Deuteronomy 10:12-13 - 'And now, Israel, what does the LORD your God require of you, but to fear the LORD your God, to walk in all his ways, to love him, to serve the LORD your God with all your heart and with all your soul, and to keep the commandments and statutes of the LORD' - frames moral life as a response to divine requirement. The rhetorical structure - 'what does the LORD require?' - is that of command and obedience.
1 John 5:3 - 'For this is the love of God, that we keep his commandments. And his commandments are not burdensome' - suggests that divine commands and love are not in tension: the person who loves God finds in the commandments not an external constraint but an expression of the relationship they desire.

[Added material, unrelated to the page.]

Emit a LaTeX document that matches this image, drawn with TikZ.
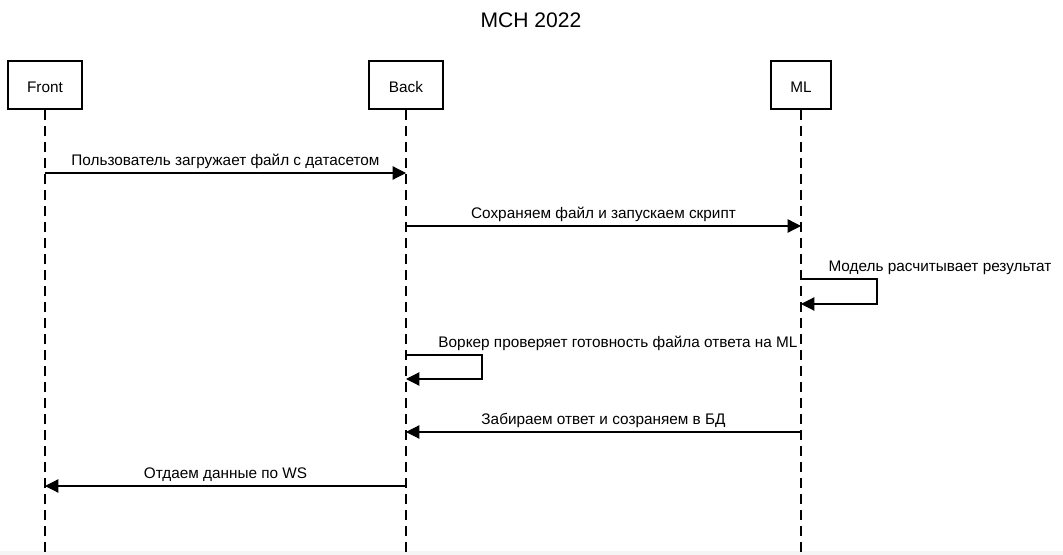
\documentclass[tikz,border=0pt]{standalone}
\usepackage{fontspec}
\setmainfont{Liberation Sans}
\usetikzlibrary{arrows.meta}

\begin{document}
\begin{tikzpicture}[x=0.75pt,y={(0pt,-0.75pt)},font=\fontsize{11.5}{13}\selectfont,
  actor/.style={draw,line width=1.7pt,minimum width=55.5pt,minimum height=36pt,inner sep=0pt,text height=11.4pt,text depth=0pt},
  lifeline/.style={line width=0.9pt,dash pattern=on 7.5pt off 4.5pt},
  msg/.style={line width=0.9pt,-{Triangle[length=10pt,width=10pt]}}]

\useasboundingbox (0,0) rectangle (1063,555);
\fill[black!4] (0,551) rectangle (1063,555);

\node at (531,20) {\fontsize{15.8}{19}\selectfont МСН 2022};

\node[actor] (front) at (45,85) {Front};
\node[actor] (back) at (406,85) {Back};
\node[actor,minimum width=45pt] (ml) at (801,85) {ML};

\coordinate (front end) at (45,555);
\coordinate (back end) at (406,555);
\coordinate (ml end) at (801,555);

\draw[lifeline] (front) -- (front end);
\draw[lifeline] (back) -- (back end);
\draw[lifeline] (ml) -- (ml end);

% messages
\coordinate (f1) at (45,173);
\coordinate (b1) at (406,173);
\coordinate (b2) at (406,226);
\coordinate (m2) at (801,226);
\coordinate (m3) at (801,279);
\coordinate (m3r) at (801,304);
\coordinate (b4) at (406,355);
\coordinate (b4r) at (406,379);
\coordinate (m5) at (801,432);
\coordinate (b5) at (406,432);
\coordinate (b6) at (406,486);
\coordinate (f6) at (45,486);

\draw[msg] (f1) -- node[above=-0.5pt] {Пользователь загружает файл с датасетом} (b1);
\draw[msg] (b2) -- node[above=-0.5pt] {Сохраняем файл и запускаем скрипт} (m2);
\draw[msg] (m3) -- ++(76,0) |- (m3r);
\node[anchor=south] at (940,279) {Модель расчитывает результат};
\draw[msg] (b4) -- ++(76,0) |- (b4r);
\node[anchor=south] at (618,355) {Воркер проверяет готовность файла ответа на ML};
\draw[msg] (m5) -- node[above=-0.5pt] {Забираем ответ и созраняем в БД} (b5);
\draw[msg] (b6) -- node[above=-0.5pt] {Отдаем данные по WS} (f6);

\end{tikzpicture}
\end{document}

This is the pastoral and spiritual context within which DCT makes existential sense: not the impersonal imposition of arbitrary rules but the response of loving trust to a trustworthy Lawgiver.
Core Argument
The strongest contemporary version of DCT is Adams's Modified Divine Command Theory. Adams argues that moral wrongness is constituted by contrariness to the commands of a God who is essentially loving. This avoids the arbitrariness objection: God cannot command cruelty or betrayal because a God of love would not command them. It preserves the connection between moral obligation and the divine will: we are morally obligated precisely because God commands, not because of any moral property intrinsic to the acts themselves. And it explains the phenomenology of moral obligation: the sense that morality is not merely prudential advice but a real demand from outside the self.
Intellectual Context
DCT stands in contrast to two alternative frameworks. Natural law theory (Aquinas, Grotius, Finnis) grounds moral obligations in human nature as created and directed by God's reason - morality is accessible through reason independently of special revelation. Secular moral realism grounds moral obligations in mind-independent moral facts that exist independently of God. DCT's distinctive claim is that the source of moral obligation is the divine will expressed in commands.
Reception and Critique
The Euthyphro dilemma remains the most powerful objection. Adams's response - that God is essentially good, so the arbitrariness objection does not arise - has been criticized for making DCT parasitic on a prior account of goodness that is independent of God's commands. Critics also argue that DCT cannot adequately explain moral epistemology: how do we know what God commands, and what do we do when divine commands conflict?
Legacy
DCT has generated one of the most productive debates in contemporary philosophy of religion, involving questions about the nature of necessity, divine simplicity, the ontology of moral facts, and the relationship between love and obligation. The debate has clarified the conceptual world of moral theory more broadly.
Key Passages
Adams: 'Ethical wrongness is the property of being contrary to the commands of a loving God.' ('A Modified Divine Command Theory of Ethical Wrongness,' 1973)
Contemporary Relevance
In an era of moral relativism and the erosion of shared moral frameworks, DCT offers a theistic account of why morality is objective, universal, and categorically binding. Its insistence that moral obligation is grounded in a personal relationship with a loving God who commands our good - rather than in abstract principles or social consensus - resonates with the biblical narrative of covenant and the pastoral theology of moral formation.